#### What to work on
Filter these entries, keeping only lines that hold the word "script".

#### Record extracts
# # # # # # #

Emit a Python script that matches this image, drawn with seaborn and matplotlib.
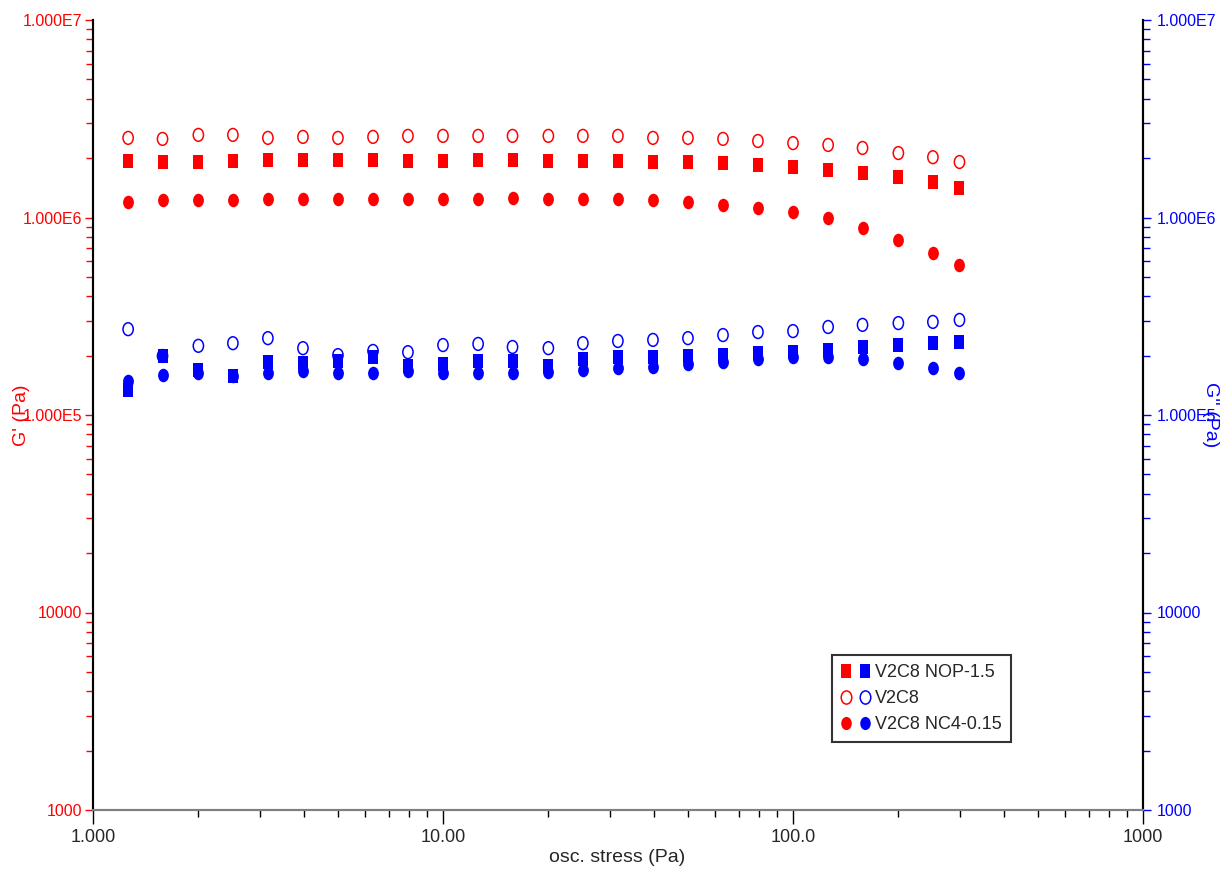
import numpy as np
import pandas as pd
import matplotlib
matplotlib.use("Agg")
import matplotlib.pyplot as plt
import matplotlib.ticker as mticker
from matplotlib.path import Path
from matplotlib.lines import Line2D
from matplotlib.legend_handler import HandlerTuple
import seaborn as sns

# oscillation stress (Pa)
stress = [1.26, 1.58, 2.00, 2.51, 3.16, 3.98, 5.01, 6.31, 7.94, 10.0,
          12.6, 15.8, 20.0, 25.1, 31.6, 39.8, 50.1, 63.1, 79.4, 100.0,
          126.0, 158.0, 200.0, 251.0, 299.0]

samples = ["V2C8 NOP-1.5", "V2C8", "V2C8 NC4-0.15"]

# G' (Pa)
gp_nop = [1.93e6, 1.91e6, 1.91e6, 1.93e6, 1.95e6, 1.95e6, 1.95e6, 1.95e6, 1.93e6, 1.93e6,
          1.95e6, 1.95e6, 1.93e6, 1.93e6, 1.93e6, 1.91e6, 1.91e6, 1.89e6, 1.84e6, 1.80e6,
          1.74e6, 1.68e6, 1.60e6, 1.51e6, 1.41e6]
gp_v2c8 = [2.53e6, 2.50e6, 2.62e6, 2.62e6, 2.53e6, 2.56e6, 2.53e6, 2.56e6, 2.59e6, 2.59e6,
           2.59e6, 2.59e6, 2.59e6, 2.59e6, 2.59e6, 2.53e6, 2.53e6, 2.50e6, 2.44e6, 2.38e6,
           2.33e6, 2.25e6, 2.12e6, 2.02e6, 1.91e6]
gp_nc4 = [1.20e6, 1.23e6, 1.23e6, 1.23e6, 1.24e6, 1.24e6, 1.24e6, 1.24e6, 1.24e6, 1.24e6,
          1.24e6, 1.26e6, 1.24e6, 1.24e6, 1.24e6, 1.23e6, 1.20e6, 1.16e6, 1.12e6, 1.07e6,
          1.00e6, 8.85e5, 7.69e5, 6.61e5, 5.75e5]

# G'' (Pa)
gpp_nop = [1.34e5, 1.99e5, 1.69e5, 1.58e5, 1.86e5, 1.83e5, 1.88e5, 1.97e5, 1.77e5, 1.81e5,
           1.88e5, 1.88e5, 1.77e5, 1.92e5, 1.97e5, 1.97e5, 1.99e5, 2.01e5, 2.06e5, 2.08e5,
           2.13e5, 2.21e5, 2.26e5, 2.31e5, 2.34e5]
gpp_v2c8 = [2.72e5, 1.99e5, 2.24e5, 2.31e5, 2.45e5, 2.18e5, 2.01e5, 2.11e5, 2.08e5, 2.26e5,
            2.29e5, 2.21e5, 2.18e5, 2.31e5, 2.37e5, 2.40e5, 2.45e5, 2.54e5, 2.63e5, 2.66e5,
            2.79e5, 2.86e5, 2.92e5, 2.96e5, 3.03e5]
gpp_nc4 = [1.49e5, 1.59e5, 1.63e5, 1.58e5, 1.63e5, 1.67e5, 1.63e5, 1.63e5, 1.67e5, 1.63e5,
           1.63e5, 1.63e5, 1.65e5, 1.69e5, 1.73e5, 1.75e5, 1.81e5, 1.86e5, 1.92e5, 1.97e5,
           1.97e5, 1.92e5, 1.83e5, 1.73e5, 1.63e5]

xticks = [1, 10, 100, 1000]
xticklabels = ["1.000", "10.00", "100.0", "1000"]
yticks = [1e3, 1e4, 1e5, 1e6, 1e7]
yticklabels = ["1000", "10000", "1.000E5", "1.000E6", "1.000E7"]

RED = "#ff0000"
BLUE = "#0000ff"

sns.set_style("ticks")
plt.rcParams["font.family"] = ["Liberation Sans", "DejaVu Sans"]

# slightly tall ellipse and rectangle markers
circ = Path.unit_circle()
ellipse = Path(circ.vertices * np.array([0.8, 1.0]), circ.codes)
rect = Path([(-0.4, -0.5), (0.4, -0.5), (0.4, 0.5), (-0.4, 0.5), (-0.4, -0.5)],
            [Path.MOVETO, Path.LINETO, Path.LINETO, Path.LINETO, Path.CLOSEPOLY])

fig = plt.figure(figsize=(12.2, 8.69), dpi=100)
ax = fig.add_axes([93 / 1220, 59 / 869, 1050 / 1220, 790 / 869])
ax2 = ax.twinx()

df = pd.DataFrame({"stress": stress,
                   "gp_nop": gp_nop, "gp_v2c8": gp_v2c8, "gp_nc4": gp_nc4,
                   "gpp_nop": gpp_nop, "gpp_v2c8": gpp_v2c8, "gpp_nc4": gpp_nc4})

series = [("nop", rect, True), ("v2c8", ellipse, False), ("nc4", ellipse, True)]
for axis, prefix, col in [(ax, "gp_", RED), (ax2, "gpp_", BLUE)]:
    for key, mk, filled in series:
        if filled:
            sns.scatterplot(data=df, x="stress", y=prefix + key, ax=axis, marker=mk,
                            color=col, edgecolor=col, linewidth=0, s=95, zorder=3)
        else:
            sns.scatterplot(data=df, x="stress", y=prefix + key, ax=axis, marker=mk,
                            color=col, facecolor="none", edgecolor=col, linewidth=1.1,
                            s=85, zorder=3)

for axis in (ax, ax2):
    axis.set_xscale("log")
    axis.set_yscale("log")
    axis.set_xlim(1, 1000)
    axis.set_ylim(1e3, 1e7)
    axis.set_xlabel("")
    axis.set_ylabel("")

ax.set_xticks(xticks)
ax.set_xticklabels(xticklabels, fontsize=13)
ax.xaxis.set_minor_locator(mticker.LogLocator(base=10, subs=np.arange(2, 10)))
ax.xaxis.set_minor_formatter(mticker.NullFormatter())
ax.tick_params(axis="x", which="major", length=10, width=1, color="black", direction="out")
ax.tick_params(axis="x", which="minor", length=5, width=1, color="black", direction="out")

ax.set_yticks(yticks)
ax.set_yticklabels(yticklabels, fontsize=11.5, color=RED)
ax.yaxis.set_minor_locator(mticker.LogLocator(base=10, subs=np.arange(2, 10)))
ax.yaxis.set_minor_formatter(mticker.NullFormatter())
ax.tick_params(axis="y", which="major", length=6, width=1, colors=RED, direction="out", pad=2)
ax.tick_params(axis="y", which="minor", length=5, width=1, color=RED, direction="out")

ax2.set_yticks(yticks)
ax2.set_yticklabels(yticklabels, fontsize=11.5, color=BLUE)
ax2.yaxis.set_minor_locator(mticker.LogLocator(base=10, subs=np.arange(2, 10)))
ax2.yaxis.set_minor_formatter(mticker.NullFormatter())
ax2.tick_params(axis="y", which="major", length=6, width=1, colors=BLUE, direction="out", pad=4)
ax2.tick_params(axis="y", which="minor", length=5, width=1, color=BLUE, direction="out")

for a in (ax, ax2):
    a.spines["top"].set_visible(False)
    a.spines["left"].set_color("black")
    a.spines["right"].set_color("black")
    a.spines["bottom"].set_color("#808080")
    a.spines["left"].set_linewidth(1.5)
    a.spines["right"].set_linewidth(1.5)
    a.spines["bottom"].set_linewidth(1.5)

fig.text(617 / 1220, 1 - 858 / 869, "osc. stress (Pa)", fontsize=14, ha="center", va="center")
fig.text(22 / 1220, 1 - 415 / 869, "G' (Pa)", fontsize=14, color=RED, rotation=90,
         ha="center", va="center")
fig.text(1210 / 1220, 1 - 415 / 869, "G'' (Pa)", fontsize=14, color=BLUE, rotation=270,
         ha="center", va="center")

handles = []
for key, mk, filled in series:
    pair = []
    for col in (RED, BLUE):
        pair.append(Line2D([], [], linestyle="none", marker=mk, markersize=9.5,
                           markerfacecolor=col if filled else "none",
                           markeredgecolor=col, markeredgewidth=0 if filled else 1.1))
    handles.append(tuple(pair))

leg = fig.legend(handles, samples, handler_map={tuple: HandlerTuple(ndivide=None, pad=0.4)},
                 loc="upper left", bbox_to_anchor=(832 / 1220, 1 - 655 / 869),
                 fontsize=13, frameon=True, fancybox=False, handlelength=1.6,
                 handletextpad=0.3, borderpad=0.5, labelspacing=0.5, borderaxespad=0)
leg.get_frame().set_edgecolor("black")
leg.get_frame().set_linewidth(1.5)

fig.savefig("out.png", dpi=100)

# # # # # # #

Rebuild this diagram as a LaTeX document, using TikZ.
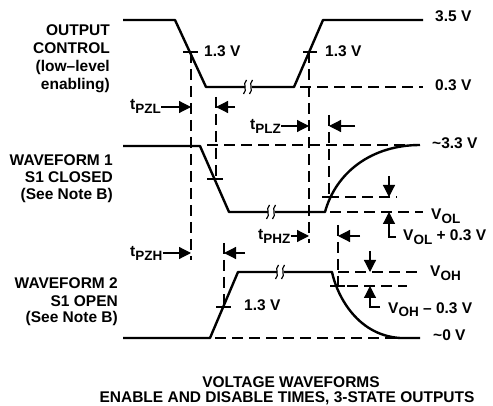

# # # # # # #

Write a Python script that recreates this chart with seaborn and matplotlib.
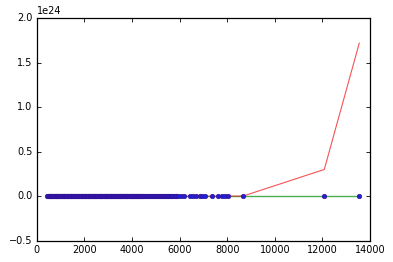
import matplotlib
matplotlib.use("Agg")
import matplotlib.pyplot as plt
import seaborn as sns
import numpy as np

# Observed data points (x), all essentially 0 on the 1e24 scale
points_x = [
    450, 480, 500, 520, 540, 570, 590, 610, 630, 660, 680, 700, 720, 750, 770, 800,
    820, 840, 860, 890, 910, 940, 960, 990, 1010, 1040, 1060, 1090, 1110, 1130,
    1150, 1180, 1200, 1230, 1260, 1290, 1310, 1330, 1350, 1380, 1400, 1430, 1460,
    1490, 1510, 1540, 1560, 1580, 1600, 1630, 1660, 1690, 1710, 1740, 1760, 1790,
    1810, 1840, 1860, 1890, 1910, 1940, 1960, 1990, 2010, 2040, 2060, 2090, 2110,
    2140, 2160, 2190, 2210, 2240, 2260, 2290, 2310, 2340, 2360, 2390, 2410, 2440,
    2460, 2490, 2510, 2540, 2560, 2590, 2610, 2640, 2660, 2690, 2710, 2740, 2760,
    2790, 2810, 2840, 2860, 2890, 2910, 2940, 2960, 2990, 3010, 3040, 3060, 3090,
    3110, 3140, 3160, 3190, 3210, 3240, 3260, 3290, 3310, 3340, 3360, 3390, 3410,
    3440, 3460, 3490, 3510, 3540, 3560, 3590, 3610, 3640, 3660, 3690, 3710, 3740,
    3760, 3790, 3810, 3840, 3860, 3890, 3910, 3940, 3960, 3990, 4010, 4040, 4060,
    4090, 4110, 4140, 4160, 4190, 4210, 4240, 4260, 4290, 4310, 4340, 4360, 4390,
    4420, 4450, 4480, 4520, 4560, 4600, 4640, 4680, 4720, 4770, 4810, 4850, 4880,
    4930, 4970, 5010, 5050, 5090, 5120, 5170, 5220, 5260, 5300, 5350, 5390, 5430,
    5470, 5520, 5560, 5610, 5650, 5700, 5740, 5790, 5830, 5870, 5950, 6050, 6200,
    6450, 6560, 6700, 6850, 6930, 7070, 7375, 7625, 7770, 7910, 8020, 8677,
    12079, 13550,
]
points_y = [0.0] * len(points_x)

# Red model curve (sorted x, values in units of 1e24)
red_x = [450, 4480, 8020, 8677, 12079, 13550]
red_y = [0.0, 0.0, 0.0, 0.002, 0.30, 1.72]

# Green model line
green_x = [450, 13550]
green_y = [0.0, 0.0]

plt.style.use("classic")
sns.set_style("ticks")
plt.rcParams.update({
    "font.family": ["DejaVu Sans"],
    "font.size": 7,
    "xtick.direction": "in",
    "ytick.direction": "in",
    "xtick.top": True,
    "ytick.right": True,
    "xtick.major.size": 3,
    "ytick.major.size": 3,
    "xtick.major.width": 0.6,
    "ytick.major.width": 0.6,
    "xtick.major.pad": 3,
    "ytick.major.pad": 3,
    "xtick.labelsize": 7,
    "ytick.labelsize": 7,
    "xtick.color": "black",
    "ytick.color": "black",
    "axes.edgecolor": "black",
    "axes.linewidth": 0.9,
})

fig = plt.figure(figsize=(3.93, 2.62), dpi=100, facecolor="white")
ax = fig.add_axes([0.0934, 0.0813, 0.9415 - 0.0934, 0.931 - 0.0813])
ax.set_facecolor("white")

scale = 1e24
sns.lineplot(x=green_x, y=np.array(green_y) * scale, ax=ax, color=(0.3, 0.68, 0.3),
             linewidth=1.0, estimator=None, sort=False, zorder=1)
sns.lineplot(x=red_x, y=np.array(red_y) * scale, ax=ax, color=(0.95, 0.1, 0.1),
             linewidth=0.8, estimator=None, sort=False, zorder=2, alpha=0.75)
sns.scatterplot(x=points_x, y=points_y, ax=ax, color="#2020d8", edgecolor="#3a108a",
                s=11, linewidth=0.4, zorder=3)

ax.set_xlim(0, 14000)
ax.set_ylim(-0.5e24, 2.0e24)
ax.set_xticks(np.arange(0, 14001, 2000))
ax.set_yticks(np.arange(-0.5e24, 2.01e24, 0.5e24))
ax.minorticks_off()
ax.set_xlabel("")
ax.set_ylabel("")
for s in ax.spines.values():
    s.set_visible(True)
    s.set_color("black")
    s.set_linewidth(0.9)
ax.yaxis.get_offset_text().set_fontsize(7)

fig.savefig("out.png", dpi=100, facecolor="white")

# # # # # # #

#### Exercise output
Emit a Python script that matches this image, drawn with seaborn and matplotlib.
Write a Python script that recreates this chart with seaborn and matplotlib.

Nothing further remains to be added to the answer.